Art Brandau

No. 79, 45
- Positions: Center, guard

Personal information
- Born: June 23, 1922 Baltimore, Maryland, U.S.
- Died: January 8, 2001 (aged 78) Lewes, Delaware, U.S.
- Listed height: 6 ft 2 in (1.88 m)
- Listed weight: 210 lb (95 kg)

Career information
- High school: Baltimore City College
- College: Tennessee
- NFL draft: 1945: 10th round, 89th overall pick

Career history
- Pittsburgh Steelers (1945–1946); Brooklyn Dodgers (1948)*;
- * Offseason or practice squad member only

Career NFL statistics
- Games played: 6
- Stats at Pro Football Reference

= Art Brandau =

American football player (1922–2001)

Arthur Albert Brandau (June 23, 1922 – January 8, 2001) was an American professional football lineman who played two seasons with the Pittsburgh Steelers of the National Football League (NFL). He was selected by the Steelers in the tenth round of the 1945 NFL draft. He played college football at the University of Tennessee.

==Early life and college==
Arthur Albert Brandau was born on June 23, 1922, in Baltimore, Maryland. He attended Baltimore City College for high school.

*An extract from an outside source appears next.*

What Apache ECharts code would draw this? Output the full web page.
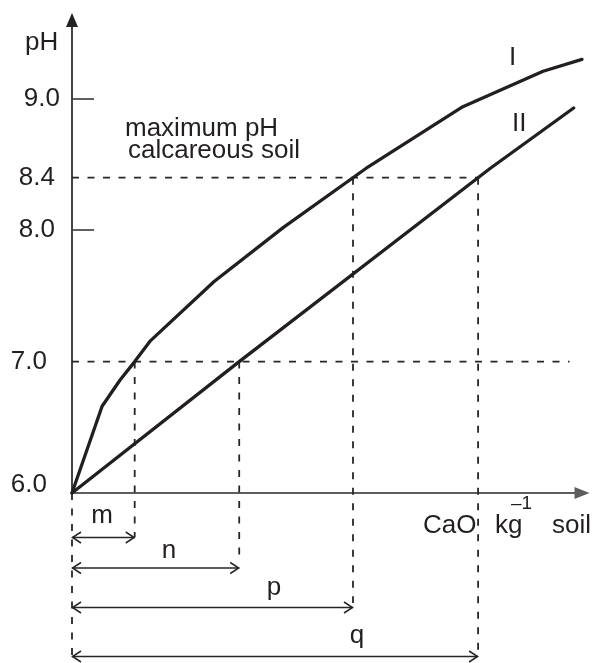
<!DOCTYPE html>
<html>
<head>
<meta charset="utf-8">
<title>pH vs CaO</title>
<script src="https://cdn.jsdelivr.net/npm/echarts@6/dist/echarts.min.js"></script>
<style>
  html, body { margin: 0; padding: 0; background: #fff; }
  #chart { width: 592px; height: 663px; }
</style>
</head>
<body>
<div id="chart"></div>
<script>
// pH axis labels and tick marks
const Y_LABELS = [6.0, 7.0, 8.0, 8.4, 9.0];
const Y_TICKS = [8.0, 9.0];

// Curve I: soil pH against CaO added (arbitrary CaO units)
const CURVE_I_X = [0, 0.72, 1.15, 1.5, 1.88, 3.4, 5.05, 7.03, 9.35, 11.27, 12.2];
const CURVE_I_Y = [6.0, 6.66, 6.86, 7.0, 7.16, 7.61, 8.02, 8.47, 8.94, 9.21, 9.30];

// Curve II
const CURVE_II_X = [0, 4, 10, 12.0];
const CURVE_II_Y = [6.0, 7.0, 8.47, 8.93];

// Reference pH levels: neutral and maximum for calcareous soil
const NEUTRAL_PH = 7.0;
const MAX_PH = 8.4;
const NEUTRAL_LINE_END = 11.9;

// Lime requirement spans: name, curve, target pH
const SPAN_NAMES = ['m', 'n', 'p', 'q'];
const SPAN_CURVES = ['I', 'II', 'I', 'II'];
const SPAN_LEVELS = [NEUTRAL_PH, NEUTRAL_PH, MAX_PH, MAX_PH];

const FONT = "'Liberation Sans', Arial, Helvetica, sans-serif";
const INK = '#231f20';
const GUIDE = '#262626';
const DASH = [7, 8.5];

// x where a polyline reaches a given pH
function crossing(xs, ys, level) {
  for (let i = 1; i < xs.length; i++) {
    if ((ys[i - 1] - level) * (ys[i] - level) <= 0 && ys[i] !== ys[i - 1]) {
      const t = (level - ys[i - 1]) / (ys[i] - ys[i - 1]);
      return xs[i - 1] + t * (xs[i] - xs[i - 1]);
    }
  }
  return xs[xs.length - 1];
}

const curves = {
  I: { x: CURVE_I_X, y: CURVE_I_Y },
  II: { x: CURVE_II_X, y: CURVE_II_Y }
};
const spanX = SPAN_NAMES.map((n, i) =>
  crossing(curves[SPAN_CURVES[i]].x, curves[SPAN_CURVES[i]].y, SPAN_LEVELS[i]));

// pixel layout of the dimension rows below the axis
const ROWS = [
  { row: 537.5, dashEnd: 537, labelX: 102, labelY: 516 },
  { row: 568, dashEnd: 560, labelX: 169, labelY: 551 },
  { row: 607.5, dashEnd: 603, labelX: 274, labelY: 588 },
  { row: 656.5, dashEnd: 657, labelX: 357, labelY: 636 }
];
const LEFT_DASH_END = 660;

const zip = (xs, ys) => xs.map((x, i) => [x, ys[i]]);

function labelKey(v) {
  if (v >= 8.95) return 'a';
  if (v >= 7.95) return 'b';
  if (v >= 6.95) return 'c';
  return 'd';
}
const labelBase = { fontSize: 26, fontFamily: FONT, color: INK };

const chart = echarts.init(document.getElementById('chart'), null, { renderer: 'canvas' });

const text = (str, x, y, opts = {}) => ({
  type: 'text',
  x, y,
  style: Object.assign({
    text: str,
    fontSize: 26,
    fontFamily: FONT,
    fill: INK,
    align: 'left',
    verticalAlign: 'middle'
  }, opts)
});

chart.setOption({
  animation: false,
  backgroundColor: '#fff',
  grid: { left: 72, right: 10, top: 20, bottom: 170, containLabel: false },
  xAxis: {
    type: 'value',
    min: 0,
    max: 12.2,
    axisLine: {
      show: true,
      symbol: ['none', 'triangle'],
      symbolSize: [12, 15],
      lineStyle: { color: '#5e5e5e', width: 2 }
    },
    axisTick: { show: false },
    axisLabel: { show: false },
    splitLine: { show: false }
  },
  yAxis: {
    type: 'value',
    min: 6,
    max: 9.6,
    axisLine: {
      show: true,
      symbol: ['none', 'triangle'],
      symbolSize: [12, 14],
      lineStyle: { color: '#222', width: 1.7 }
    },
    axisTick: {
      show: true,
      inside: true,
      length: 22,
      customValues: Y_TICKS,
      lineStyle: { color: '#444', width: 1.7 }
    },
    axisLabel: {
      show: true,
      customValues: Y_LABELS,
      margin: 12,
      fontSize: 26,
      fontFamily: FONT,
      color: INK,
      formatter: v => '{' + labelKey(v) + '|' + v.toFixed(1) + '}',
      rich: {
        a: Object.assign({ padding: [0, 0, 0, 0] }, labelBase),
        b: Object.assign({ padding: [0, 5, 0, 0] }, labelBase),
        c: Object.assign({ padding: [0, 13, 0, 0] }, labelBase),
        d: Object.assign({ padding: [0, 13, 16, 0] }, labelBase)
      }
    },
    splitLine: { show: false }
  },
  series: [
    {
      name: 'neutral pH',
      type: 'line',
      data: [[0, NEUTRAL_PH], [NEUTRAL_LINE_END, NEUTRAL_PH]],
      symbol: 'none',
      silent: true,
      z: 1,
      lineStyle: { color: GUIDE, width: 1.8, type: DASH }
    },
    {
      name: 'maximum pH',
      type: 'line',
      data: [[0, MAX_PH], [spanX[3], MAX_PH]],
      symbol: 'none',
      silent: true,
      z: 1,
      lineStyle: { color: GUIDE, width: 1.8, type: DASH }
    },
    {
      name: 'spans',
      type: 'custom',
      coordinateSystem: 'cartesian2d',
      clip: false,
      silent: true,
      z: 1,
      data: spanX.map((x, i) => [x, SPAN_LEVELS[i], i]),
      renderItem(params, api) {
        const i = api.value(2);
        const top = api.coord([api.value(0), api.value(1)]);
        const origin = api.coord([0, 6]);
        const L = ROWS[i];
        const lineStyle = { stroke: '#262626', lineWidth: 1.5, fill: null };
        const x0 = origin[0], x1 = top[0], y = L.row;
        const children = [
          {
            type: 'line',
            shape: { x1: x1, y1: top[1], x2: x1, y2: L.dashEnd },
            style: { stroke: GUIDE, lineWidth: 1.8, lineDash: DASH }
          },
          { type: 'line', shape: { x1: x0, y1: y, x2: x1, y2: y }, style: lineStyle },
          { type: 'polyline', shape: { points: [[x0 + 9, y - 5.5], [x0 + 0.5, y], [x0 + 9, y + 5.5]] }, style: lineStyle },
          { type: 'polyline', shape: { points: [[x1 - 9, y - 5.5], [x1 - 0.5, y], [x1 - 9, y + 5.5]] }, style: lineStyle },
          {
            type: 'text',
            x: L.labelX, y: L.labelY,
            style: {
              text: SPAN_NAMES[i], fontSize: 26, fontFamily: FONT, fill: INK,
              align: 'center', verticalAlign: 'middle'
            }
          }
        ];
        if (i === 0) {
          children.push({
            type: 'line',
            shape: { x1: x0, y1: origin[1], x2: x0, y2: LEFT_DASH_END },
            style: { stroke: GUIDE, lineWidth: 1.8, lineDash: DASH }
          });
        }
        return { type: 'group', children };
      }
    },
    {
      name: 'I',
      type: 'line',
      data: zip(CURVE_I_X, CURVE_I_Y),
      symbol: 'none',
      z: 3,
      lineStyle: { color: INK, width: 3.3, cap: 'round', join: 'round' }
    },
    {
      name: 'II',
      type: 'line',
      data: zip(CURVE_II_X, CURVE_II_Y),
      symbol: 'none',
      z: 3,
      lineStyle: { color: INK, width: 3.3, cap: 'round', join: 'round' }
    }
  ],
  graphic: [
    text('pH', 25, 43),
    text('maximum pH', 125, 129),
    text('calcareous soil', 128, 151),
    text('I', 509, 58),
    text('II', 512, 124),
    text('CaO', 423, 526),
    text('kg', 495, 526),
    text('\u20131', 511, 504, { fontSize: 19 }),
    text('soil', 552, 526)
  ]
});
</script>
</body>
</html>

He played college football for the Tennessee Volunteers of the University of Tennessee and was a letter-winner in 1942. His football career was interrupted by a stint in the United States Army Air Forces during World War II. He played for the Third Air Force Gremlins during the war.

==Professional career==
Brandau was selected by the Pittsburgh Steelers in the tenth round, with the 89th overall pick, of the 1945 NFL draft. He signed with the Steelers in 1945 and played in one game for the team during the 1945 season. He played in five games for the Steelers in 1946. He became a free agent after the 1946 season.

Brandau signed with the Brooklyn Dodgers of the All-America Football Conference in 1948 but was later released.

==Death==
Brandau died on January 8, 2001, in Lewes, Delaware.